[To be done]
Begin at the first line of the data and copy each line through the one containing "const tickStep = 14;", that line included, with no pictures.

[Dataset content]
- - - - -
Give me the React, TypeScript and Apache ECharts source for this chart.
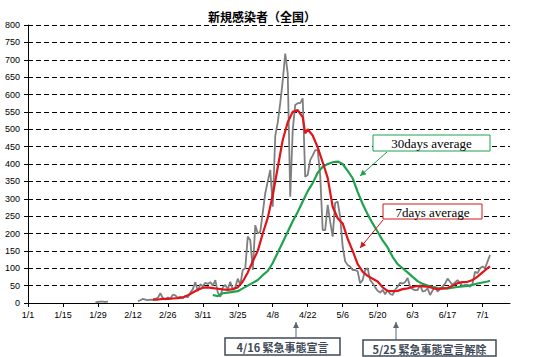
import React, { useEffect, useRef } from "react";
import * as echarts from "echarts";

// x axis: day index from 1/1 (0) to 7/12 (193); labels every 14 days
const tickLabels = ["1/1", "1/15", "1/29", "2/12", "2/26", "3/11", "3/25", "4/8", "4/22", "5/6", "5/20", "6/3", "6/17", "7/1"];
const dayMax = 193;
const tickStep = 14;

// daily new cases (gray)
const grayEarlyStart = 27;
const grayEarly = [1, 3, 4, 4, 3, 4];
const grayStart = 44;
const grayValues = [
  5, 8, 12, 10, 8, 10, 9, 12, 15, 28,
  14, 10, 16, 12, 24, 22, 15, 18, 14, 20,
  16, 30, 40, 60, 34, 54, 48, 58, 55, 60,
  50, 66, 30, 18, 45, 52, 40, 61, 38, 45,
  70, 52, 95, 100, 191, 181, 95, 224, 200, 205,
  260, 316, 350, 383, 277, 480, 520, 575, 640, 718,
  661, 306, 498, 570, 575, 575, 589, 363, 369, 411,
  425, 440, 440, 368, 210, 210, 282, 234, 191, 288,
  292, 248, 162, 120, 109, 105, 95, 95, 91, 57,
  66, 95, 100, 66, 57, 45, 35, 30, 38, 25,
  37, 26, 23, 38, 47, 58, 56, 60, 72, 47,
  40, 37, 37, 52, 33, 35, 42, 23, 36, 47,
  33, 40, 47, 56, 70, 61, 52, 59, 66, 57,
  49, 52, 52, 47, 56, 90, 86, 100, 105, 100,
  119, 138,
];

// 7 days average (red)
const redDays = [50, 52, 54, 56, 58, 60, 62, 64, 66, 68, 70, 72, 74, 76, 78, 80, 82, 84, 86, 88, 90, 92, 94, 96, 98, 100, 102, 104, 106, 108, 110, 111, 112, 114, 116, 118, 120, 122, 124, 126, 128, 130, 132, 134, 136, 138, 140, 142, 144, 146, 148, 150, 152, 154, 156, 158, 160, 162, 164, 166, 168, 170, 172, 174, 176, 178, 180, 182, 184, 185];
const redValues = [10, 10, 12, 12, 13, 14, 16, 22, 30, 38, 44, 45, 43, 41, 39, 38, 40, 45, 62, 88, 120, 150, 200, 245, 310, 390, 469, 520, 550, 555, 535, 488, 500, 482, 448, 405, 360, 277, 244, 229, 185, 150, 112, 90, 78, 70, 62, 45, 35, 34, 35, 40, 42, 46, 49, 48, 47, 43, 40, 42, 43, 50, 57, 60, 61, 66, 76, 88, 100, 105];

// 30 days average (green)
const greenDays = [74, 76, 78, 80, 82, 84, 86, 88, 90, 92, 94, 96, 98, 100, 102, 104, 106, 108, 110, 112, 114, 116, 118, 120, 122, 124, 126, 128, 130, 132, 134, 136, 138, 140, 142, 144, 146, 148, 150, 152, 154, 156, 158, 160, 162, 164, 166, 168, 170, 172, 174, 176, 178, 180, 182, 184, 185];
const greenValues = [23, 20, 28, 30, 32, 34, 42, 50, 58, 66, 80, 92, 115, 145, 175, 205, 235, 262, 292, 322, 345, 375, 392, 400, 405, 407, 400, 380, 359, 320, 285, 255, 229, 205, 180, 160, 133, 112, 100, 88, 75, 63, 55, 50, 46, 43, 42, 42, 44, 46, 48, 49, 52, 56, 59, 62, 64];

const titleText = "新規感染者（全国）";
const label30 = "30days average";
const label7 = "7days average";
const note1 = "4/16 緊急事態宣言";
const note2 = "5/25 緊急事態宣言解除";

function arrowHead(tipX: number, tipY: number, fromX: number, fromY: number, len: number, half: number) {
  const dx = tipX - fromX;
  const dy = tipY - fromY;
  const d = Math.sqrt(dx * dx + dy * dy) || 1;
  const ux = dx / d;
  const uy = dy / d;
  const bx = tipX - ux * len;
  const by = tipY - uy * len;
  return [
    [tipX, tipY],
    [bx - uy * half, by + ux * half],
    [bx + uy * half, by - ux * half],
  ];
}

function arrow(x1: number, y1: number, x2: number, y2: number, color: string, w: number) {
  return [
    { type: "line", shape: { x1, y1, x2, y2 }, style: { stroke: color, lineWidth: w }, z: 100 },
    { type: "polygon", shape: { points: arrowHead(x2, y2, x1, y1, 6, 3) }, style: { fill: color }, z: 100 },
  ];
}

export default function App() {
  const ref = useRef<HTMLDivElement>(null);
  useEffect(() => {
    if (!ref.current) return;
    const chart = echarts.init(ref.current, null, { renderer: "svg" });

    const grayData: (number | null)[][] = [];
    grayEarly.forEach((v, i) => grayData.push([grayEarlyStart + i, v]));
    grayData.push([grayEarlyStart + grayEarly.length, null]);
    grayValues.forEach((v, i) => grayData.push([grayStart + i, v]));
    const redData = redDays.map((d, i) => [d, redValues[i]]);
    const greenData = greenDays.map((d, i) => [d, greenValues[i]]);

    const labelFont = "Liberation Sans";
    const serif = '"Liberation Serif", serif';
    const noteColor = "#3e4a58";

    chart.setOption({
      animation: false,
      backgroundColor: "#fff",
      grid: { left: 28, right: 23, top: 25, bottom: 54, containLabel: false },
      xAxis: {
        type: "value",
        min: 0,
        max: dayMax,
        interval: tickStep,
        axisLine: { show: true, onZero: false, lineStyle: { color: "#000", width: 1 } },
        axisTick: { show: true, length: 4, lineStyle: { color: "#000" } },
        axisLabel: {
          color: "#000",
          fontSize: 9,
          fontFamily: labelFont,
          margin: 7,
          showMaxLabel: false,
          formatter: (v: number) => (v % tickStep === 0 ? tickLabels[v / tickStep] ?? "" : ""),
        },
        splitLine: { show: false },
      },
      yAxis: {
        type: "value",
        min: 0,
        max: 800,
        interval: 50,
        axisLine: { show: true, lineStyle: { color: "#000", width: 1 } },
        axisTick: { show: true, length: 4, lineStyle: { color: "#000" } },
        axisLabel: { color: "#000", fontSize: 9, fontFamily: labelFont, margin: 8 },
        splitLine: { show: true, lineStyle: { color: "#000", type: [5, 3], width: 1 } },
      },
      series: [
        {
          type: "line",
          data: grayData,
          symbol: "none",
          connectNulls: false,
          lineStyle: { color: "#7f7f7f", width: 1.8 },
          z: 2,
        },
        {
          type: "line",
          data: redData,
          symbol: "none",
          lineStyle: { color: "#e0141a", width: 2.2 },
          z: 4,
        },
        {
          type: "line",
          data: greenData,
          symbol: "none",
          lineStyle: { color: "#1fa24e", width: 2.2 },
          z: 3,
        },
      ],
      graphic: [
        {
          type: "text",
          x: 262,
          y: 16,
          style: {
            text: titleText,
            font: 'bold 12px "Noto Sans CJK JP"',
            fill: "#000",
            align: "center",
            verticalAlign: "middle",
          },
          z: 100,
        },
        { type: "rect", shape: { x: 373, y: 135, width: 117, height: 16 }, style: { fill: "#fff", stroke: "#1fa24e", lineWidth: 1 }, z: 100 },
        { type: "text", x: 431.5, y: 143.5, style: { text: label30, font: `13px ${serif}`, fill: "#000", align: "center", verticalAlign: "middle" }, z: 101 },
        ...arrow(387, 152, 360, 176, "#1fa24e", 1),
        { type: "rect", shape: { x: 383, y: 204, width: 99, height: 15 }, style: { fill: "#fff", stroke: "#d01818", lineWidth: 1 }, z: 100 },
        { type: "text", x: 432.5, y: 212, style: { text: label7, font: `13px ${serif}`, fill: "#000", align: "center", verticalAlign: "middle" }, z: 101 },
        ...arrow(383, 220, 360, 248, "#d01818", 1),
        { type: "rect", shape: { x: 225, y: 338, width: 115, height: 17 }, style: { fill: "#fff", stroke: noteColor, lineWidth: 1.5 }, z: 100 },
        { type: "text", x: 282.5, y: 347, style: { text: note1, font: 'bold 11px "Noto Sans CJK JP"', fill: noteColor, align: "center", verticalAlign: "middle" }, z: 101 },
        ...arrow(296, 338, 296, 322, "#5a6675", 1),
        { type: "rect", shape: { x: 363, y: 340, width: 133, height: 16 }, style: { fill: "#fff", stroke: noteColor, lineWidth: 1.5 }, z: 100 },
        { type: "text", x: 429.5, y: 348.5, style: { text: note2, font: 'bold 11px "Noto Sans CJK JP"', fill: noteColor, align: "center", verticalAlign: "middle" }, z: 101 },
        ...arrow(396, 340, 396, 322, "#5a6675", 1),
      ],
    });
    return () => chart.dispose();
  }, []);
  return <div ref={ref} style={{ position: "fixed", left: 0, top: 0, width: 533, height: 357 }} />;
}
- - - - -
[Answer to the task]
Give me the React, TypeScript and Apache ECharts source for this chart.
import React, { useEffect, useRef } from "react";
import * as echarts from "echarts";

// x axis: day index from 1/1 (0) to 7/12 (193); labels every 14 days
const tickLabels = ["1/1", "1/15", "1/29", "2/12", "2/26", "3/11", "3/25", "4/8", "4/22", "5/6", "5/20", "6/3", "6/17", "7/1"];
const dayMax = 193;
const tickStep = 14;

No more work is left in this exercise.